Supplied information.
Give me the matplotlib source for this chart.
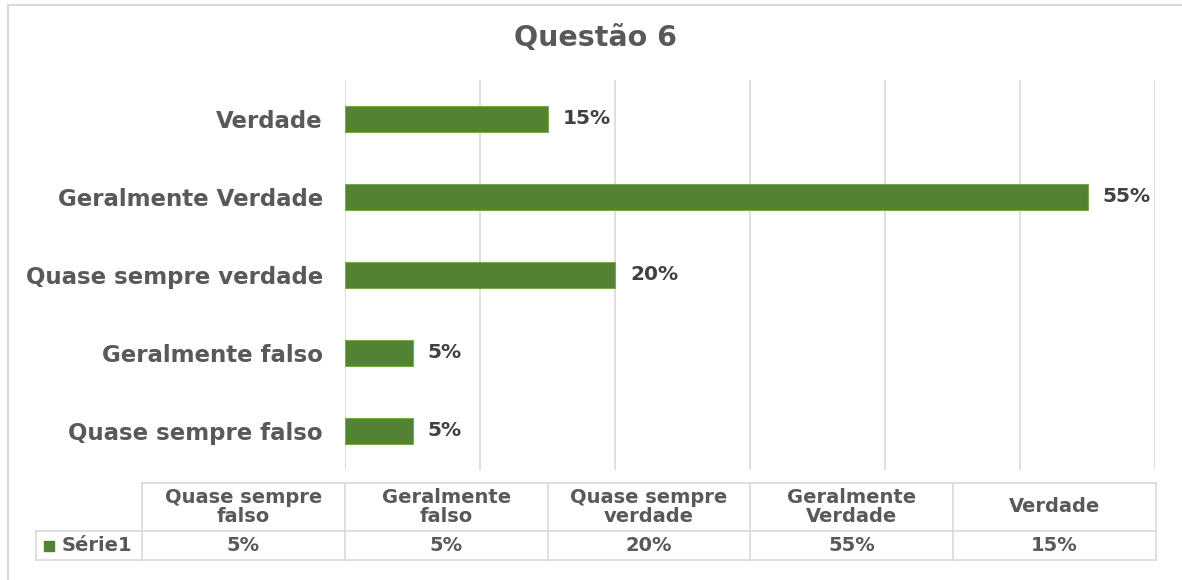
import matplotlib.pyplot as plt
from matplotlib.lines import Line2D
from matplotlib.patches import Rectangle

# data
categorias = ['Quase sempre falso', 'Geralmente falso', 'Quase sempre verdade',
              'Geralmente Verdade', 'Verdade']
cab_tabela = ['Quase sempre\nfalso', 'Geralmente\nfalso', 'Quase sempre\nverdade',
              'Geralmente\nVerdade', 'Verdade']
valores = [0.05, 0.05, 0.20, 0.55, 0.15]
serie = 'Série1'

verde = '#548235'
cinza = '#595959'
grade = '#d9d9d9'

plt.rcParams['font.family'] = ['DejaVu Sans']

W, H = 1182, 580
fig = plt.figure(figsize=(W / 100, H / 100), dpi=100)


def fx(px):
    return px / W


def fy(py):
    return 1 - py / H


# plot area: x 345..1155, y 80..470
ax = fig.add_axes([fx(345), fy(470), fx(1155) - fx(345), fy(80) - fy(470)])
ypos = list(range(len(categorias)))
ax.barh(ypos, valores, height=0.33, color=verde, edgecolor='#70ad47', linewidth=0.8, zorder=3)
ax.set_xlim(0, 0.6)
ax.set_ylim(-0.5, len(categorias) - 0.5)
ax.set_xticks([i / 10 for i in range(7)])
ax.set_xticklabels([])
ax.tick_params(axis='x', length=0)
ax.grid(axis='x', color=grade, linewidth=1.2, zorder=0)
ax.set_yticks(ypos)
ax.set_yticklabels(categorias, fontsize=16.5, fontweight='bold', color=cinza)
ax.tick_params(axis='y', length=0, pad=16)
for s in ax.spines.values():
    s.set_visible(False)

for y, v in zip(ypos, valores):
    ax.annotate(f'{v * 100:.0f}%', (v, y), xytext=(11, 0), textcoords='offset points',
                va='center', ha='left', fontsize=14.5, fontweight='bold', color='#404040')

fig.text(fx(596), fy(38), 'Questão 6', ha='center', va='center',
         fontsize=20.5, fontweight='bold', color=cinza)

# outer chart border
fig.add_artist(Line2D([fx(8), fx(1182)], [fy(5), fy(5)], color=grade, lw=1.5))
fig.add_artist(Line2D([fx(8), fx(8)], [fy(5), fy(580)], color=grade, lw=1.5))

# data table
x0, x1 = 142, 1156
lx = 36
ytop, ymid, ybot = 483, 531, 560
cw = (x1 - x0) / len(categorias)


def hline(xa, xb, y):
    fig.add_artist(Line2D([fx(xa), fx(xb)], [fy(y), fy(y)], color=grade, lw=1.2))


def vline(x, ya, yb):
    fig.add_artist(Line2D([fx(x), fx(x)], [fy(ya), fy(yb)], color=grade, lw=1.2))


hline(x0, x1, ytop)
hline(lx, x1, ymid)
hline(lx, x1, ybot)
vline(lx, ymid, ybot)
for i in range(len(categorias) + 1):
    vline(x0 + i * cw, ytop, ybot)

for i, (c, v) in enumerate(zip(cab_tabela, valores)):
    cx = x0 + (i + 0.5) * cw
    fig.text(fx(cx), fy((ytop + ymid) / 2), c, ha='center', va='center',
             fontsize=14, fontweight='bold', color=cinza, linespacing=1.05)
    fig.text(fx(cx), fy((ymid + ybot) / 2), f'{v * 100:.0f}%', ha='center', va='center',
             fontsize=14, fontweight='bold', color=cinza)

fig.add_artist(Rectangle((fx(44), fy(551)), fx(10), fy(541) - fy(551), color=verde))
fig.text(fx(62), fy((ymid + ybot) / 2), serie, ha='left', va='center',
         fontsize=14, fontweight='bold', color=cinza)

fig.savefig('out.png', dpi=100, facecolor='white')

What you are asked to do.
Find each line holding the word "chart" and copy it.

Full answer.
Give me the matplotlib source for this chart.
# outer chart border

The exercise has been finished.